Memorial of St. Elizabeth Ann Seton
Elizabeth Ann Seton was raised as an Episcopalian but she was attracted to Catholicism. Being uncertain what to do she prayed, “If I am right, O teach my heart in the right to stay; if I am wrong, your grace impart to find the better way.”
Still uncertain, she finally decided to become a Catholic. Often, we must act while still in doubt and that is a sign of maturity and trust in God’s Providence. She was received into the Catholic Church at age 31.

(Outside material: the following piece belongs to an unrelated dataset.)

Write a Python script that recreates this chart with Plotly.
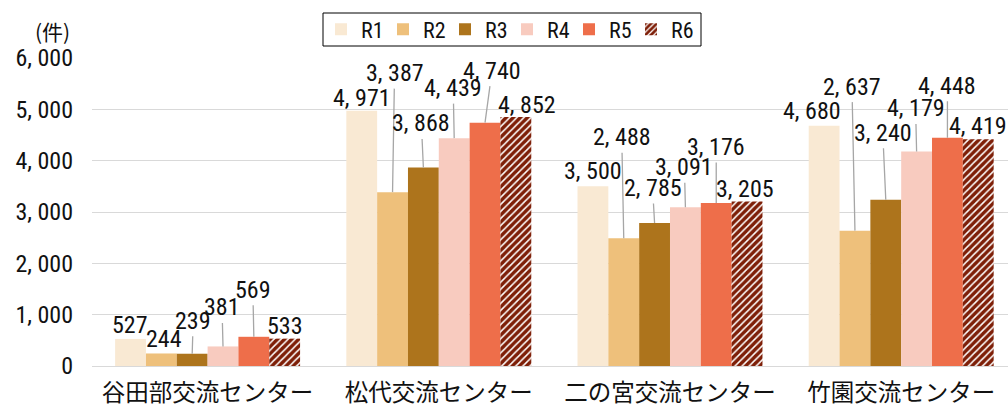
import plotly.graph_objects as go

centers = ["谷田部交流センター", "松代交流センター", "二の宮交流センター", "竹園交流センター"]
years = ["R1", "R2", "R3", "R4", "R5", "R6"]

r1 = [527, 4971, 3500, 4680]
r2 = [244, 3387, 2488, 2637]
r3 = [239, 3868, 2785, 3240]
r4 = [381, 4439, 3091, 4179]
r5 = [569, 4740, 3176, 4448]
r6 = [533, 4852, 3205, 4419]

y_ticks = [0, 1000, 2000, 3000, 4000, 5000, 6000]

series = [r1, r2, r3, r4, r5, r6]
colors = ["#F9E9D3", "#EEC07B", "#AD741C", "#F8CBBF", "#EE6E4A", "#FFFFFF"]

# label placement (pixel offset of label centre from bar top, leader line or not)
label_pos = [
    [(-1, -14, False), (0, -13, False), (0, -15, False), (-12, -15, False)],
    [(3, -14, False), (2, -119, True), (-2, -101, True), (-3, -144, True)],
    [(1, -33, True), (-2, -44, True), (-2, -35, True), (-3, -67, True)],
    [(-1, -39, True), (-1, -50, True), (-1, -40, True), (-1, -43, True)],
    [(-1, -47, True), (7, -52, True), (0, -56, True), (0, -52, True)],
    [(0, -13, False), (11, -12, False), (-2, -12, False), (0, -13, False)],
]

W, H = 1008, 409
ML, MR, MT, MB = 92, 0, 58, 43
x_range = [-0.5, 3.462]
cat_px = (W - ML - MR) / (x_range[1] - x_range[0])
bar_px = cat_px * 0.8 / len(years)
plot_h = H - MT - MB

num_font = "Roboto Condensed, Noto Sans CJK JP"
cjk_font = "Noto Sans CJK JP"
txt = "#111111"


def fmt(v):
    return f"{v:,}".replace(",", ", ")


def px_x(p):
    return (p - ML) / (W - ML - MR)


def px_y(p):
    return 1 + (MT - p) / plot_h


fig = go.Figure()
for i, (name, vals) in enumerate(zip(years, series)):
    marker = dict(color=colors[i], line=dict(width=0))
    if name == "R6":
        marker["pattern"] = dict(shape="/", fgcolor="#7E1F08", bgcolor="#FFFFFF",
                                 fgopacity=1, size=5, solidity=0.7)
    fig.add_trace(go.Bar(x=centers, y=vals, name=name, marker=marker))

for i, vals in enumerate(series):
    off = (i - 2.5) * bar_px
    for j, v in enumerate(vals):
        dx, dy, leader = label_pos[i][j]
        if leader:
            fig.add_annotation(x=centers[j], y=v, xshift=off, text=fmt(v),
                               showarrow=True, arrowhead=0, arrowwidth=1.3,
                               arrowcolor="#A6A6A6", standoff=0, ax=dx, ay=dy,
                               font=dict(family=num_font, size=24, color=txt))
        else:
            fig.add_annotation(x=centers[j], y=v, xshift=off + dx, yshift=-dy,
                               text=fmt(v), showarrow=False,
                               font=dict(family=num_font, size=24, color=txt))

fig.add_annotation(xref="paper", yref="paper", x=px_x(52), y=px_y(31),
                   xanchor="center", yanchor="middle", text="(件)",
                   showarrow=False, font=dict(family=cjk_font, size=21, color=txt))

# legend frame
fig.add_shape(type="rect", xref="paper", yref="paper",
              x0=px_x(323), x1=px_x(701), y0=px_y(46), y1=px_y(13),
              line=dict(color="#000000", width=1), fillcolor="rgba(0,0,0,0)")

fig.update_layout(
    width=W, height=H,
    margin=dict(l=ML, r=MR, t=MT, b=MB, autoexpand=False),
    paper_bgcolor="white", plot_bgcolor="white",
    barmode="group", bargap=0.2, bargroupgap=0,
    showlegend=True,
    legend=dict(orientation="h", x=px_x(321), y=px_y(29.5), xanchor="left",
                yanchor="middle", borderwidth=0, bgcolor="rgba(0,0,0,0)",
                entrywidth=17, entrywidthmode="pixels",
                font=dict(family=num_font, size=22, color=txt)),
    xaxis=dict(range=x_range, showgrid=False, showline=False, ticks="",
               ticklabelstandoff=10,
               tickfont=dict(family=cjk_font, size=23.5, color=txt)),
    yaxis=dict(range=[0, 6000], tickvals=y_ticks, ticktext=[fmt(v) for v in y_ticks],
               showgrid=True, gridcolor="#D9D9D9", gridwidth=1.3,
               zeroline=True, zerolinecolor="#D9D9D9", zerolinewidth=1.3,
               showline=False, ticks="", ticklabelstandoff=18,
               tickfont=dict(family=num_font, size=24, color=txt)),
)

# the page body has a default margin; remove it so the figure sits at (0, 0)
fig.write_html("out.html", config={"displayModeBar": False},
               post_script="document.body.style.margin='0';"
                           "document.body.style.overflow='hidden';")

What happened next was an astonishing burst of religious fervor until her death sixteen years later. In 1809 she established the first congregation of religious sisters to be founded in the United States, the Sisters of Charity in Emmitsburg, Maryland. This marked the beginning of the Catholic Parochial School system in America. Mother Seton trained teachers and prepared textbooks. She translated French religious books. She wrote thirteen volumes of spiritual treatises. She visited the poor and the sick, started two orphanages and opened twenty communities in ten years. Today there are six Congregations of Sisters of Charity.
What advice would she give us? The same advice that she gave to her religious sisters from her own life’s experience. She writes, “Can you expect to go to heaven for nothing? Did not our Savior track the whole way to it with His tears and blood? And yet, you stop at every little pain. Afflictions are steps to heaven.” And every step brings us closer to our eternal happiness!